● What to produce
Print exactly the lines from the first one down to the line that contains "(agrsTop) -- (TP.north);", both included, and skip the pictures.

● Dataset rows

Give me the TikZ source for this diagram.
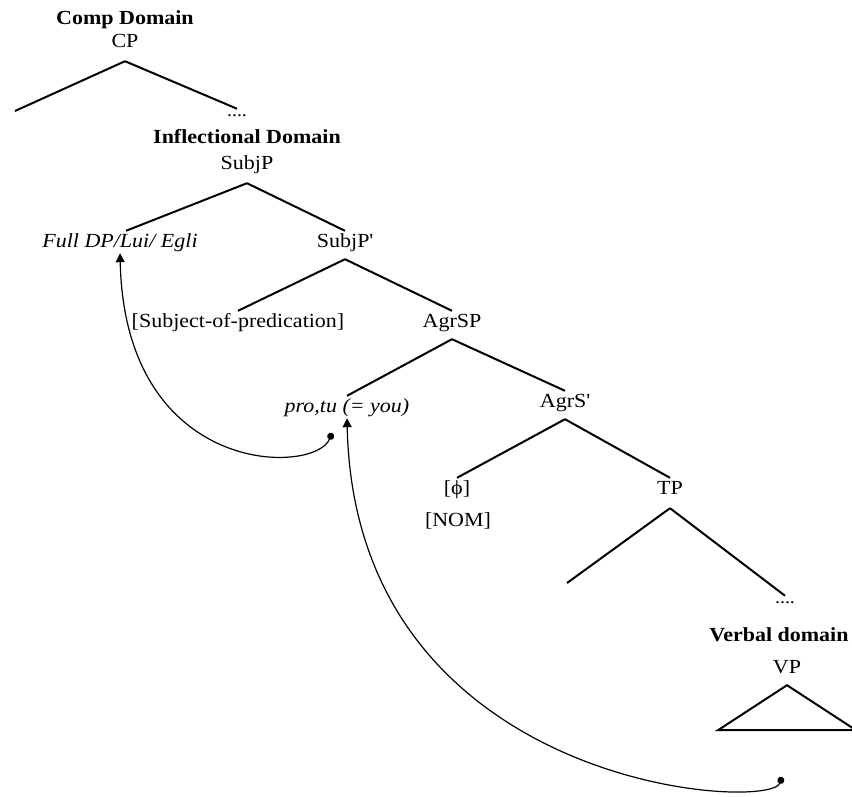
\documentclass[tikz,border=0pt]{standalone}
\usepackage{fontspec}
\setmainfont{Liberation Serif}[FakeStretch=1.1]
\usetikzlibrary{arrows.meta}

\begin{document}
\begin{tikzpicture}[x=1pt, y=-1pt, font=\fontsize{20}{24}\selectfont,
	catNode/.style={inner xsep=3pt, inner ysep=2pt, text height=14pt, text depth=4pt},
	domainNode/.style={inner sep=2pt, font=\fontsize{20}{24}\selectfont\bfseries},
	dotsNode/.style={inner sep=0pt, font=\fontsize{18}{20}\selectfont},
	branch/.style={line width=2pt},
	movement/.style={line width=1.2pt, {Circle[length=7pt]}-{Triangle[length=9pt,width=9pt]}}]
	\useasboundingbox (0,0) rectangle (852,796);

	% Comp domain
	\node[domainNode] (compDom) at (125,20) {Comp Domain};
	\node[catNode] (CP) at (125,42) {CP};
	\coordinate (cpTop) at ([yshift=-8pt]CP.south);
	\coordinate (cpLeft) at (15,111);
	\node[dotsNode] (dotsI) at (237,116) {....};
	\draw[branch] (cpTop) -- (cpLeft);
	\draw[branch] (cpTop) -- ([yshift=6pt]dotsI.north);

	% Inflectional domain
	\node[domainNode] (inflDom) at (247,137) {Inflectional Domain};
	\node[catNode] (SubjP) at (247,164) {SubjP};
	\coordinate (subjTop) at ([yshift=-8pt]SubjP.south);
	\node[catNode] (fullDP) at (120,242) {\textit{Full DP/Lui/ Egli}};
	\node[catNode] (SubjPbar) at (345,242) {SubjP\textquotesingle};
	\draw[branch] (subjTop) -- ([xshift=6pt]fullDP.north);
	\draw[branch] (subjTop) -- (SubjPbar.north);

	\coordinate (subjBarTop) at ([yshift=-6pt]SubjPbar.south);
	\node[catNode] (subjPred) at (238,322) {[Subject-of-predication]};
	\node[catNode] (AgrSP) at (452,322) {AgrSP};
	\draw[branch] (subjBarTop) -- (subjPred.north);
	\draw[branch] (subjBarTop) -- (AgrSP.north);

	\coordinate (agrspTop) at ([yshift=-6pt]AgrSP.south);
	\node[catNode] (proTu) at (347,407) {\textit{pro,tu (= you)}};
	\node[catNode] (AgrSbar) at (565,402) {AgrS\textquotesingle};
	\draw[branch] (agrspTop) -- (proTu.north);
	\draw[branch] (agrspTop) -- (AgrSbar.north);

	\coordinate (agrsTop) at ([yshift=-6pt]AgrSbar.south);
	\node[catNode] (phi) at (457,489) {[ϕ]};
	\node[catNode] (nom) at (458,521) {[NOM]};
	\node[catNode] (TP) at (670,489) {TP};
	\draw[branch] (agrsTop) -- (phi.north);
	\draw[branch] (agrsTop) -- (TP.north);

	\coordinate (tpTop) at ([yshift=-8pt]TP.south);
	\coordinate (tpLeft) at (567,583);
	\node[dotsNode] (dotsV) at (785,603) {....};
	\draw[branch] (tpTop) -- (tpLeft);
	\draw[branch] (tpTop) -- ([yshift=6pt]dotsV.north);

	% Verbal domain
	\node[domainNode] (verbDom) at (779,635) {Verbal domain};
	\node[catNode] (VP) at (787,668) {VP};
	\draw[branch] ([yshift=-6pt]VP.south) -- ++(-69,45) -- ++(138,0) -- cycle;

	% Movement arrows
	\coordinate (proDot) at (332,433);
	\coordinate (vpDot) at (782,777);
	\draw[movement] (proDot) .. controls (315,475) and (125,478) .. (fullDP.south);
	\draw[movement] (vpDot) .. controls (770,812) and (355,790) .. (proTu.south);
\end{tikzpicture}
\end{document}
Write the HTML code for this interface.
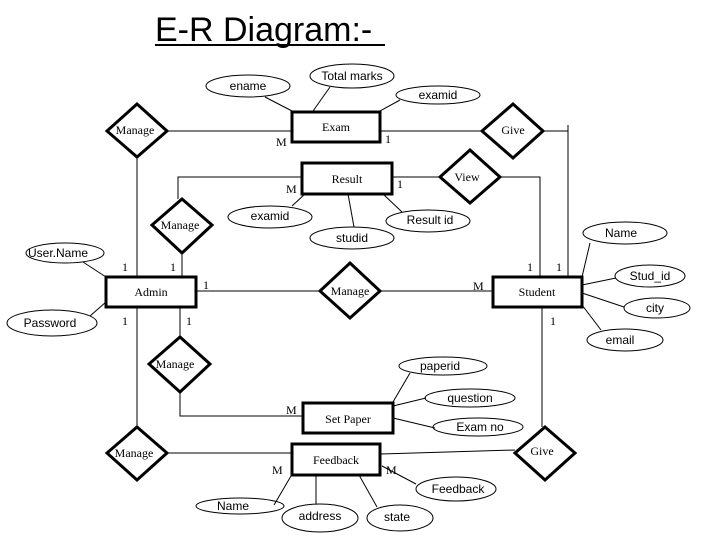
<!DOCTYPE html>
<html><head><meta charset="utf-8"><style>
html,body{margin:0;padding:0;background:#fff;}
svg{display:block;}
.s{font-family:"Liberation Sans",sans-serif;font-size:12px;}
.r{font-family:"Liberation Serif",serif;font-size:12px;}
</style></head><body>
<svg width="720" height="540" viewBox="0 0 720 540" xmlns="http://www.w3.org/2000/svg">
<rect width="720" height="540" fill="#fff"/>
<text x="155" y="41" font-family="Liberation Sans,sans-serif" font-size="34">E-R Diagram:-</text>
<line x1="155" y1="45" x2="385" y2="45" stroke="#000" stroke-width="2"/>
<g stroke="#000" stroke-width="1" fill="none">
<!-- connectors -->
<line x1="167" y1="131" x2="292" y2="131"/>
<line x1="380" y1="131" x2="482" y2="131"/>
<polyline points="543,131 568,131 568,277"/>
<line x1="568" y1="125" x2="568" y2="133"/>
<line x1="392" y1="177" x2="440" y2="177"/>
<polyline points="500,177 540,177 540,277"/>
<polyline points="302,177 178,177 178,199"/>
<line x1="137" y1="157" x2="137" y2="427"/>
<line x1="182" y1="253" x2="182" y2="277"/>
<line x1="196" y1="291" x2="320" y2="291"/>
<line x1="380" y1="291" x2="493" y2="291"/>
<line x1="180" y1="307" x2="180" y2="337"/>
<polyline points="180,392 180,416 303,416"/>
<line x1="167" y1="453" x2="292" y2="453"/>
<line x1="380" y1="454" x2="515" y2="450"/>
<line x1="542" y1="307" x2="542" y2="427"/>
<!-- attribute links -->
<line x1="265" y1="97" x2="292" y2="111"/>
<line x1="330" y1="87" x2="313" y2="111"/>
<line x1="380" y1="111" x2="400" y2="100"/>
<line x1="292" y1="206" x2="305" y2="194"/>
<line x1="348" y1="194" x2="354" y2="227"/>
<line x1="383" y1="194" x2="402" y2="212"/>
<line x1="83" y1="262" x2="106" y2="277"/>
<line x1="90" y1="316" x2="106" y2="302"/>
<line x1="582" y1="277" x2="590" y2="243"/>
<line x1="582" y1="285" x2="616" y2="278"/>
<line x1="582" y1="293" x2="624" y2="307"/>
<line x1="582" y1="305" x2="601" y2="330"/>
<line x1="393" y1="402" x2="410" y2="373"/>
<line x1="393" y1="406" x2="426" y2="398"/>
<line x1="393" y1="418" x2="435" y2="428"/>
<line x1="382" y1="466" x2="416" y2="484"/>
<line x1="291" y1="476" x2="274" y2="505"/>
<line x1="316" y1="470" x2="316" y2="504"/>
<line x1="359" y1="475" x2="377" y2="507"/>
<!-- ellipses -->
<ellipse cx="248" cy="86" rx="42" ry="11"/>
<ellipse cx="352" cy="76" rx="42" ry="12"/>
<ellipse cx="438" cy="95" rx="42" ry="9"/>
<ellipse cx="270" cy="217" rx="42" ry="11"/>
<ellipse cx="352" cy="238" rx="42" ry="11"/>
<ellipse cx="428" cy="221" rx="42" ry="11"/>
<ellipse cx="65" cy="253" rx="39" ry="10"/>
<ellipse cx="52" cy="323" rx="45" ry="13"/>
<ellipse cx="625" cy="233" rx="42" ry="11"/>
<ellipse cx="650" cy="276" rx="35" ry="11"/>
<ellipse cx="657" cy="308" rx="33" ry="10"/>
<ellipse cx="625" cy="340" rx="38" ry="11"/>
<ellipse cx="443" cy="366" rx="44" ry="9"/>
<ellipse cx="470" cy="398" rx="45" ry="9"/>
<ellipse cx="478" cy="427" rx="45" ry="9"/>
<ellipse cx="456" cy="489" rx="40" ry="12"/>
<ellipse cx="240" cy="506" rx="44" ry="8"/>
<ellipse cx="320" cy="518" rx="38" ry="14"/>
<ellipse cx="400" cy="518" rx="33" ry="13"/>
</g>
<g stroke="#000" stroke-width="3" fill="#fff">
<rect x="292" y="112" width="88" height="30"/>
<rect x="302" y="163" width="90" height="31"/>
<rect x="106" y="277" width="90" height="30"/>
<rect x="493" y="277" width="89" height="30"/>
<rect x="303" y="403" width="90" height="30"/>
<rect x="292" y="444" width="88" height="31"/>
<polygon points="137,104 167,131 137,157 107,131"/>
<polygon points="513,104 543,131 513,158 482,131"/>
<polygon points="470,150 500,177 470,203 440,177"/>
<polygon points="182,199 212,225 182,253 152,225"/>
<polygon points="350,263 380,291 350,318 320,291"/>
<polygon points="180,337 210,364 180,392 149,364"/>
<polygon points="137,427 167,453 137,480 107,453"/>
<polygon points="545,427 575,453 545,480 515,453"/>
</g>
<g class="r" text-anchor="middle">
<text x="336" y="131">Exam</text>
<text x="347" y="183">Result</text>
<text x="151" y="296">Admin</text>
<text x="537" y="296">Student</text>
<text x="348" y="423">Set Paper</text>
<text x="336" y="464">Feedback</text>
<text x="135" y="134">Manage</text>
<text x="513" y="134">Give</text>
<text x="467" y="181">View</text>
<text x="180" y="229">Manage</text>
<text x="350" y="295">Manage</text>
<text x="175" y="368">Manage</text>
<text x="134" y="457">Manage</text>
<text x="542" y="455">Give</text>
</g>
<g class="r">
<text x="276" y="146">M</text>
<text x="385" y="143">1</text>
<text x="286" y="193">M</text>
<text x="397" y="188">1</text>
<text x="122" y="271">1</text>
<text x="170" y="271">1</text>
<text x="203" y="289">1</text>
<text x="473" y="290">M</text>
<text x="527" y="271">1</text>
<text x="556" y="271">1</text>
<text x="122" y="325">1</text>
<text x="186" y="325">1</text>
<text x="550" y="325">1</text>
<text x="286" y="414">M</text>
<text x="272" y="474">M</text>
<text x="386" y="474">M</text>
</g>
<g class="s" text-anchor="middle">
<text x="248" y="90">ename</text>
<text x="352" y="80">Total marks</text>
<text x="438" y="99">examid</text>
<text x="270" y="220">examid</text>
<text x="352" y="242">studid</text>
<text x="430" y="224">Result id</text>
<text x="58" y="257">User.Name</text>
<text x="50" y="327">Password</text>
<text x="621" y="237">Name</text>
<text x="650" y="280">Stud_id</text>
<text x="655" y="312">city</text>
<text x="620" y="344">email</text>
<text x="440" y="370">paperid</text>
<text x="470" y="402">question</text>
<text x="480" y="431">Exam no</text>
<text x="458" y="493">Feedback</text>
<text x="233" y="510">Name</text>
<text x="320" y="520">address</text>
<text x="397" y="521">state</text>
</g>
</svg>
</body></html>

● Written response
Give me the TikZ source for this diagram.
\documentclass[tikz,border=0pt]{standalone}
\usepackage{fontspec}
\setmainfont{Liberation Serif}[FakeStretch=1.1]
\usetikzlibrary{arrows.meta}

\begin{document}
\begin{tikzpicture}[x=1pt, y=-1pt, font=\fontsize{20}{24}\selectfont,
	catNode/.style={inner xsep=3pt, inner ysep=2pt, text height=14pt, text depth=4pt},
	domainNode/.style={inner sep=2pt, font=\fontsize{20}{24}\selectfont\bfseries},
	dotsNode/.style={inner sep=0pt, font=\fontsize{18}{20}\selectfont},
	branch/.style={line width=2pt},
	movement/.style={line width=1.2pt, {Circle[length=7pt]}-{Triangle[length=9pt,width=9pt]}}]
	\useasboundingbox (0,0) rectangle (852,796);

	% Comp domain
	\node[domainNode] (compDom) at (125,20) {Comp Domain};
	\node[catNode] (CP) at (125,42) {CP};
	\coordinate (cpTop) at ([yshift=-8pt]CP.south);
	\coordinate (cpLeft) at (15,111);
	\node[dotsNode] (dotsI) at (237,116) {....};
	\draw[branch] (cpTop) -- (cpLeft);
	\draw[branch] (cpTop) -- ([yshift=6pt]dotsI.north);

	% Inflectional domain
	\node[domainNode] (inflDom) at (247,137) {Inflectional Domain};
	\node[catNode] (SubjP) at (247,164) {SubjP};
	\coordinate (subjTop) at ([yshift=-8pt]SubjP.south);
	\node[catNode] (fullDP) at (120,242) {\textit{Full DP/Lui/ Egli}};
	\node[catNode] (SubjPbar) at (345,242) {SubjP\textquotesingle};
	\draw[branch] (subjTop) -- ([xshift=6pt]fullDP.north);
	\draw[branch] (subjTop) -- (SubjPbar.north);

	\coordinate (subjBarTop) at ([yshift=-6pt]SubjPbar.south);
	\node[catNode] (subjPred) at (238,322) {[Subject-of-predication]};
	\node[catNode] (AgrSP) at (452,322) {AgrSP};
	\draw[branch] (subjBarTop) -- (subjPred.north);
	\draw[branch] (subjBarTop) -- (AgrSP.north);

	\coordinate (agrspTop) at ([yshift=-6pt]AgrSP.south);
	\node[catNode] (proTu) at (347,407) {\textit{pro,tu (= you)}};
	\node[catNode] (AgrSbar) at (565,402) {AgrS\textquotesingle};
	\draw[branch] (agrspTop) -- (proTu.north);
	\draw[branch] (agrspTop) -- (AgrSbar.north);

	\coordinate (agrsTop) at ([yshift=-6pt]AgrSbar.south);
	\node[catNode] (phi) at (457,489) {[ϕ]};
	\node[catNode] (nom) at (458,521) {[NOM]};
	\node[catNode] (TP) at (670,489) {TP};
	\draw[branch] (agrsTop) -- (phi.north);
	\draw[branch] (agrsTop) -- (TP.north);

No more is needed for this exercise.